Electrochemical Fluorination of Vinyl Boronates through Donor-Stabilized Vinyl Carbocation Intermediates.

The electrochemical generation of vinyl carbocations from alkenyl boronic esters and boronates is reported. Using easy-to-handle nucleophilic fluoride reagents, these intermediates are trapped to form fully substituted vinyl fluorides. Mechanistic studies support the formation of dicoordinated carbocations through sequential single-electron oxidation events. Notably, this electrochemical fluorination features fast reaction times and Lewis acid-free conditions. This transformation provides a complementary method to access vinyl fluorides with simple fluoride salts such as TBAF.

Urea-Catalyzed Vinyl Carbocation Formation Enables Mild Functionalization of Unactivated C-H Bonds.
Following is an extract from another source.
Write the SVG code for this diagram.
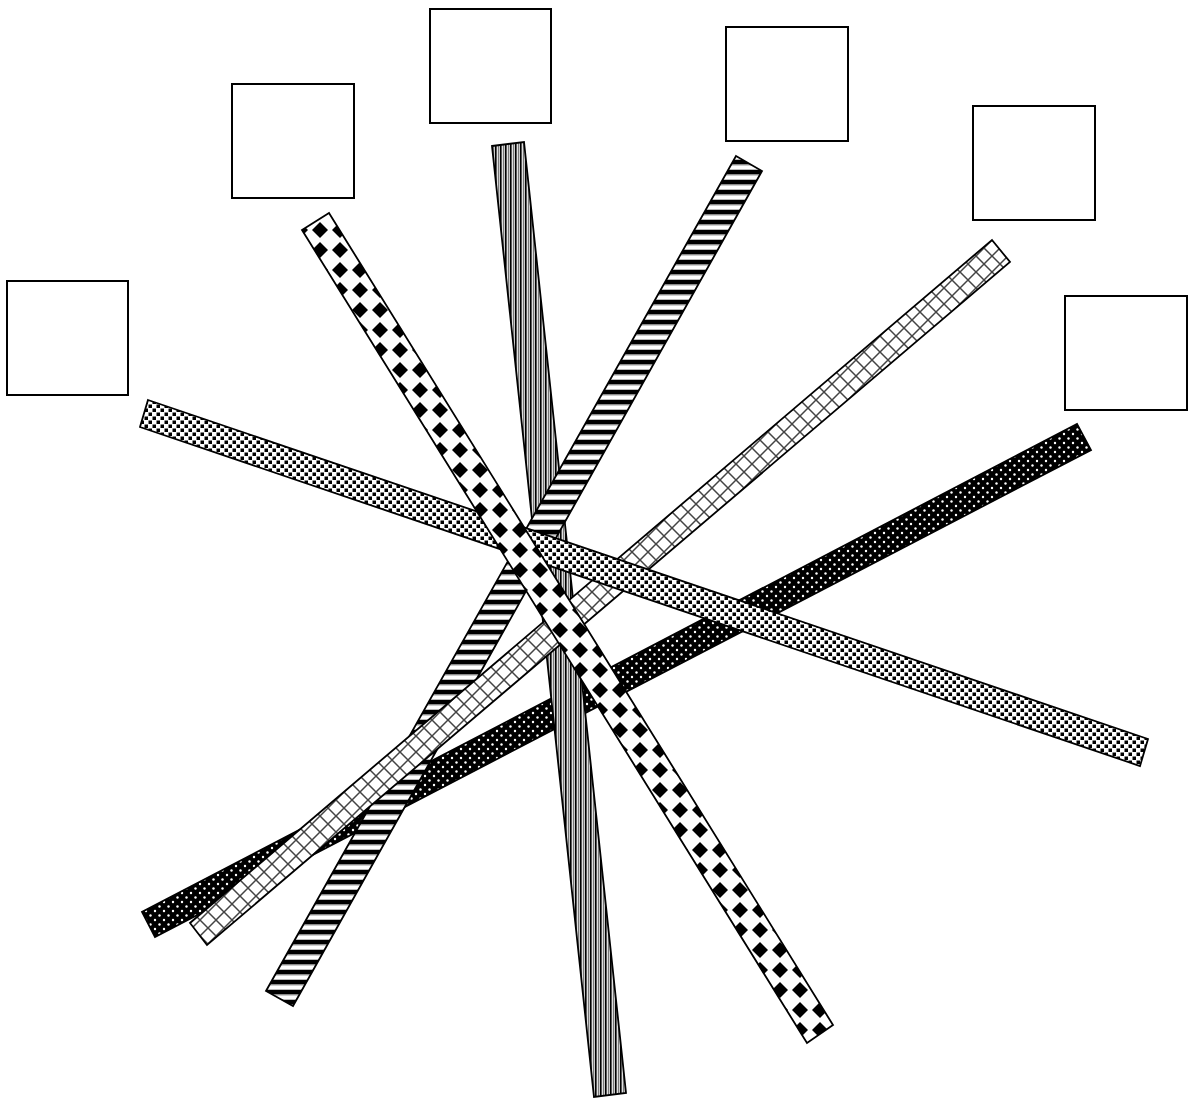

Herein we report the 3,5-bistrifluoromethylphenyl urea-catalyzed functionalization of unactivated C-H bonds. In this system, the urea catalyst mediates the formation of high-energy vinyl carbocations that undergo facile C-H insertion and Friedel-Crafts reactions. We introduce a new paradigm for these privileged scaffolds where the combination of hydrogen-bonding motifs and strong bases affords highly active Lewis acid catalysts capable of ionizing strong C-O bonds. Despite the highly Lewis-acidic nature of these catalysts that enables triflate abstraction from sp2 carbons, these newly found reaction conditions allow for the formation of heterocycles and tolerate highly Lewis-basic heteroaromatic substrates. This strategy showcases the potential utility of dicoordinated vinyl carbocations in organic synthesis.

NMR Quantification of the Effects of Ligands and Counterions on Lewis Acid Catalysis.

The relative Lewis acidity of a variety of metal-ligand catalyst complexes is quantified using 31P NMR spectroscopy. Three 31P NMR probes, including two new bidentate binding probes, are compared on the basis of different binding modes (i.e., monodentate vs bidentate) and the relative scale of their downfield shift upon binding to Lewis acid complexes. Bidentate coordination of catalyst complexes including metal catalysts, ligands, and counterions were assessed due to their importance to asymmetric catalysis. The effect of ligands, counterions, and additives on Lewis acidity is quantified and correlated to reaction yield at an early time point as an approximation for catalytic activity/efficiency and chelation mode in two organic transformations. Binding studies were performed under catalytically relevant conditions, giving further applicability to synthesis. Insight into activation modes are revealed through this analysis.

Vinyl Carbocations Generated under Basic Conditions and Their Intramolecular C-H Insertion Reactions.

Here we report the surprising discovery that high-energy vinyl carbocations can be generated under strongly basic conditions, and that they engage in intramolecular sp3 C-H insertion reactions through the catalysis of weakly coordinating anion salts. This approach relies on the unconventional combination of lithium hexamethyldisilazide base and the commercially available catalyst, triphenylmethylium tetrakis(pentafluorophenyl)borate. These reagents form a catalytically active lithium species that enables the application of vinyl cation C-H insertion reactions to heteroatom-containing substrates.